Written instruction: Nothing but the lines from the line with "Reproduce this chart with Plotly.js." to the line with "const xMax = [60, 45, 37, 25];", both included, is to be repeated, and those exactly. Leave out the pictures.

═══ Records for processing

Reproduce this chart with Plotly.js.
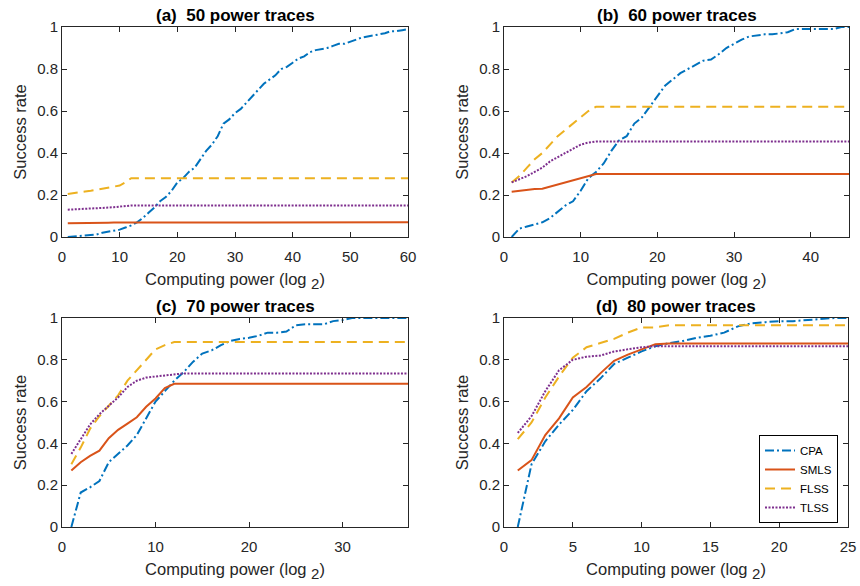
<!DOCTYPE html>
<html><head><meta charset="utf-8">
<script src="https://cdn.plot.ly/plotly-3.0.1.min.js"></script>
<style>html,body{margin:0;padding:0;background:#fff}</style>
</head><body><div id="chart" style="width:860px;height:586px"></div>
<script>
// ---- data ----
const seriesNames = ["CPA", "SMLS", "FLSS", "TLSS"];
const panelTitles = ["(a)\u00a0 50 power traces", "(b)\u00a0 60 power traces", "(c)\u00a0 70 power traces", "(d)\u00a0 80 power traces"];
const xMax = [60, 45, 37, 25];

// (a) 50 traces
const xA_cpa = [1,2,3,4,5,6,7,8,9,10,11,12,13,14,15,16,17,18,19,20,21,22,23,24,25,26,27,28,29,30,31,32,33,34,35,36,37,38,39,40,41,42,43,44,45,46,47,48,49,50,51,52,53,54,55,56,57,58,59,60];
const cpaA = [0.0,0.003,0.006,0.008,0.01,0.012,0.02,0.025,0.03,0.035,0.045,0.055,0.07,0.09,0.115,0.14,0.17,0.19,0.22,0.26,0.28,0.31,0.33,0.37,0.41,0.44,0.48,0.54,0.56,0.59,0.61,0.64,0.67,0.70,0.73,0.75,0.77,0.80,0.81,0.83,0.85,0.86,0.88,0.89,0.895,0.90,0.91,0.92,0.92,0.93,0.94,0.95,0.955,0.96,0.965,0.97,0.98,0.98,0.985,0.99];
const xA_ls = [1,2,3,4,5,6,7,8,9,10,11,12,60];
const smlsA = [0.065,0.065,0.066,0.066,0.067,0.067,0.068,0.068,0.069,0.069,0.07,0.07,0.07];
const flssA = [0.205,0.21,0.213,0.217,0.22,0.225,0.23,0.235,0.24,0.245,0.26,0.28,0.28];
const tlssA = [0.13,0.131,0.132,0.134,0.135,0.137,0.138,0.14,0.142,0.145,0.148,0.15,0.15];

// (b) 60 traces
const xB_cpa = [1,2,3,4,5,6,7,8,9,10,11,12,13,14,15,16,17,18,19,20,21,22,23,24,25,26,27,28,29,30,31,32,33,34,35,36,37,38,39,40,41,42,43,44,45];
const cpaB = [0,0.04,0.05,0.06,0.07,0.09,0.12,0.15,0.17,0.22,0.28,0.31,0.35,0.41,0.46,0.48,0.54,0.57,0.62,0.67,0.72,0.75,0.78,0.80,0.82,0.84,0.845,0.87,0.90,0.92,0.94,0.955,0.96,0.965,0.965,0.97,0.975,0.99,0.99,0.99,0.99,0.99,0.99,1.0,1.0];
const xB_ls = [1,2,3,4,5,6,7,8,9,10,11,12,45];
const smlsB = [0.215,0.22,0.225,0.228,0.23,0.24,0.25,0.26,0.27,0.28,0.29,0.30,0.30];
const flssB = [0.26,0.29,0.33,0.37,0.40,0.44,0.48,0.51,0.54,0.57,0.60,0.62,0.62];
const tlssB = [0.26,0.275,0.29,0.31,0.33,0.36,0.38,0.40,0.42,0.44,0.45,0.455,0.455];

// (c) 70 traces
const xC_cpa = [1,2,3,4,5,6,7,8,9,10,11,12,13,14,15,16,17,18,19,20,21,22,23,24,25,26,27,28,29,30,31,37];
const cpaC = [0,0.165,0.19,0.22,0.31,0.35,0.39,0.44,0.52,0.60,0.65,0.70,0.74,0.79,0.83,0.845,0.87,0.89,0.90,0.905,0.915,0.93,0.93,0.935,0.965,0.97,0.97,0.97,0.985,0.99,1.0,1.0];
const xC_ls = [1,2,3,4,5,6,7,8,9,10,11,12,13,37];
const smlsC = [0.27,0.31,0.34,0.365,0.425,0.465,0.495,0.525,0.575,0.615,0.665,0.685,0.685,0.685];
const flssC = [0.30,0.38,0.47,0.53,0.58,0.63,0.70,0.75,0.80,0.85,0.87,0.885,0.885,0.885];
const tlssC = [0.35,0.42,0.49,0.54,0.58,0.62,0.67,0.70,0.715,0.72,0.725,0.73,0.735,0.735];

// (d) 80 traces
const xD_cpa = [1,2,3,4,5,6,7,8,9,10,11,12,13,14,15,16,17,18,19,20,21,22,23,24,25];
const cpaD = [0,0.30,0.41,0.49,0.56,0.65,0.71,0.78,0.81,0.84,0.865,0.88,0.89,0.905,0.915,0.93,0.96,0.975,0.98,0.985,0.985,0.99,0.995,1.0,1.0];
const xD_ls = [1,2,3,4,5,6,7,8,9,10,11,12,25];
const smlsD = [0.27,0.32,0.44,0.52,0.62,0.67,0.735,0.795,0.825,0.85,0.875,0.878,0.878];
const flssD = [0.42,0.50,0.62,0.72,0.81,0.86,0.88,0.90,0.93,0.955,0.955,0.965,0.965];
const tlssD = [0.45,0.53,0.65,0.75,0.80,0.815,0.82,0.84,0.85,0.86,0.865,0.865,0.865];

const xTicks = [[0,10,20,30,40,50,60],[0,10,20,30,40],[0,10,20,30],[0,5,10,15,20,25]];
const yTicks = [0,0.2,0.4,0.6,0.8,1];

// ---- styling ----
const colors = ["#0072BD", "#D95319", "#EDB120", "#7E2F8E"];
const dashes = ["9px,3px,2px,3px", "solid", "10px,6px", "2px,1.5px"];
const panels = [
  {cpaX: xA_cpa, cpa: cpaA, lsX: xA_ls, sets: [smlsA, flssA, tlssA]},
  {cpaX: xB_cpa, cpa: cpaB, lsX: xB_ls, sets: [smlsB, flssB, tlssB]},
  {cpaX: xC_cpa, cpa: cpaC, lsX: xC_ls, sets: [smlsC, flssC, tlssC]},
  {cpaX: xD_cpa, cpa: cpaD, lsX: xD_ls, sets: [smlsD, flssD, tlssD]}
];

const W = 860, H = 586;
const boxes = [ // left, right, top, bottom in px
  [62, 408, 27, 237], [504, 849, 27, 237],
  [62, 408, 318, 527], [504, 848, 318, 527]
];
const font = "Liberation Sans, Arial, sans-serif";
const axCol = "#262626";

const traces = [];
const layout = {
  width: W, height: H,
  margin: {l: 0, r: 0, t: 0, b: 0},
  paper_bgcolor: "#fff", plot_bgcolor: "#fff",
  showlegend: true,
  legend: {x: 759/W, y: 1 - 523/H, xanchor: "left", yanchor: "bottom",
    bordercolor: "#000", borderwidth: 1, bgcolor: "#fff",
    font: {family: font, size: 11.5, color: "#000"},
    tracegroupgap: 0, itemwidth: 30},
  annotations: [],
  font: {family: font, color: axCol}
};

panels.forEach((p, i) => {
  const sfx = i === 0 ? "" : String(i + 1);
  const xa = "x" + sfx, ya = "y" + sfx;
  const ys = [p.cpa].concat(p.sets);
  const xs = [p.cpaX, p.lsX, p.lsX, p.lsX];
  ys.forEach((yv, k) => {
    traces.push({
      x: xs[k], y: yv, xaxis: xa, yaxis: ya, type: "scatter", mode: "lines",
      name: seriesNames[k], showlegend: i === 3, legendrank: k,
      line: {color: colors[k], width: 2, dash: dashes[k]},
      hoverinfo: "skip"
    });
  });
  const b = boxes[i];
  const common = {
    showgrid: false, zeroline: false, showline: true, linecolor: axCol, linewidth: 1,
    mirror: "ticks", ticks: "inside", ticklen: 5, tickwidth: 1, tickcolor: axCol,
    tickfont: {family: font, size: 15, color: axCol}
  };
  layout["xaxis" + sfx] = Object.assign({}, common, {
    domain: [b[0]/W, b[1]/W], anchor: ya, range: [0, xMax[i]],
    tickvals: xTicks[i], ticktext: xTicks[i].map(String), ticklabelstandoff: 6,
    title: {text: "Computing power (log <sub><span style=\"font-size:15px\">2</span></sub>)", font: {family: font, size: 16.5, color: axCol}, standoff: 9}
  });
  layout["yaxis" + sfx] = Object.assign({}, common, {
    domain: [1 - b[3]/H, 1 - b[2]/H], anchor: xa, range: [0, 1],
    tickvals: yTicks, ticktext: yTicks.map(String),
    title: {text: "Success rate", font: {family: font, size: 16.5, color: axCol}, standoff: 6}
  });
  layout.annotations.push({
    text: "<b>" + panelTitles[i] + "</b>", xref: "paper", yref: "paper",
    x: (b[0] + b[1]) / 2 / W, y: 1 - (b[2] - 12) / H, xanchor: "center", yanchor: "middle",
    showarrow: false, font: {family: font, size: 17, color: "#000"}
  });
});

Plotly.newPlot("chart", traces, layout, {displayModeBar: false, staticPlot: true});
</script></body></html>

══════
═══ Records for processing

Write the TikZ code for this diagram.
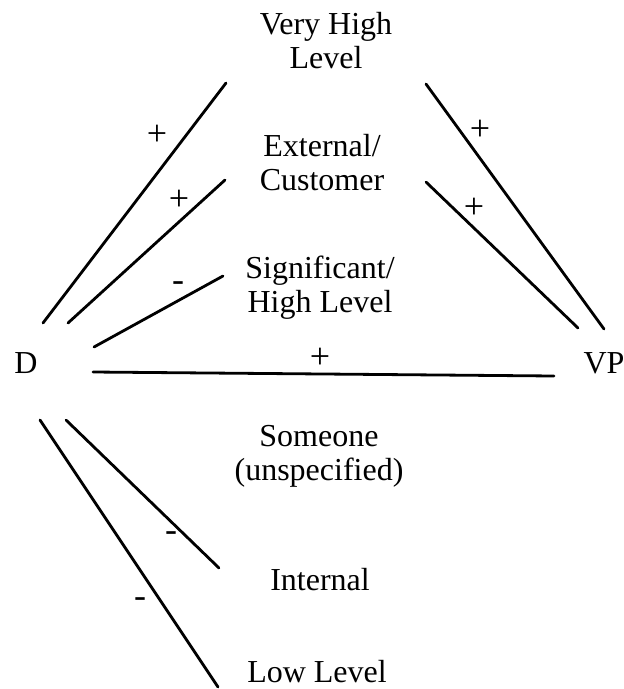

══════

Task output:
Reproduce this chart with Plotly.js.
<!DOCTYPE html>
<html><head><meta charset="utf-8">
<script src="https://cdn.plot.ly/plotly-3.0.1.min.js"></script>
<style>html,body{margin:0;padding:0;background:#fff}</style>
</head><body><div id="chart" style="width:860px;height:586px"></div>
<script>
// ---- data ----
const seriesNames = ["CPA", "SMLS", "FLSS", "TLSS"];
const panelTitles = ["(a)\u00a0 50 power traces", "(b)\u00a0 60 power traces", "(c)\u00a0 70 power traces", "(d)\u00a0 80 power traces"];
const xMax = [60, 45, 37, 25];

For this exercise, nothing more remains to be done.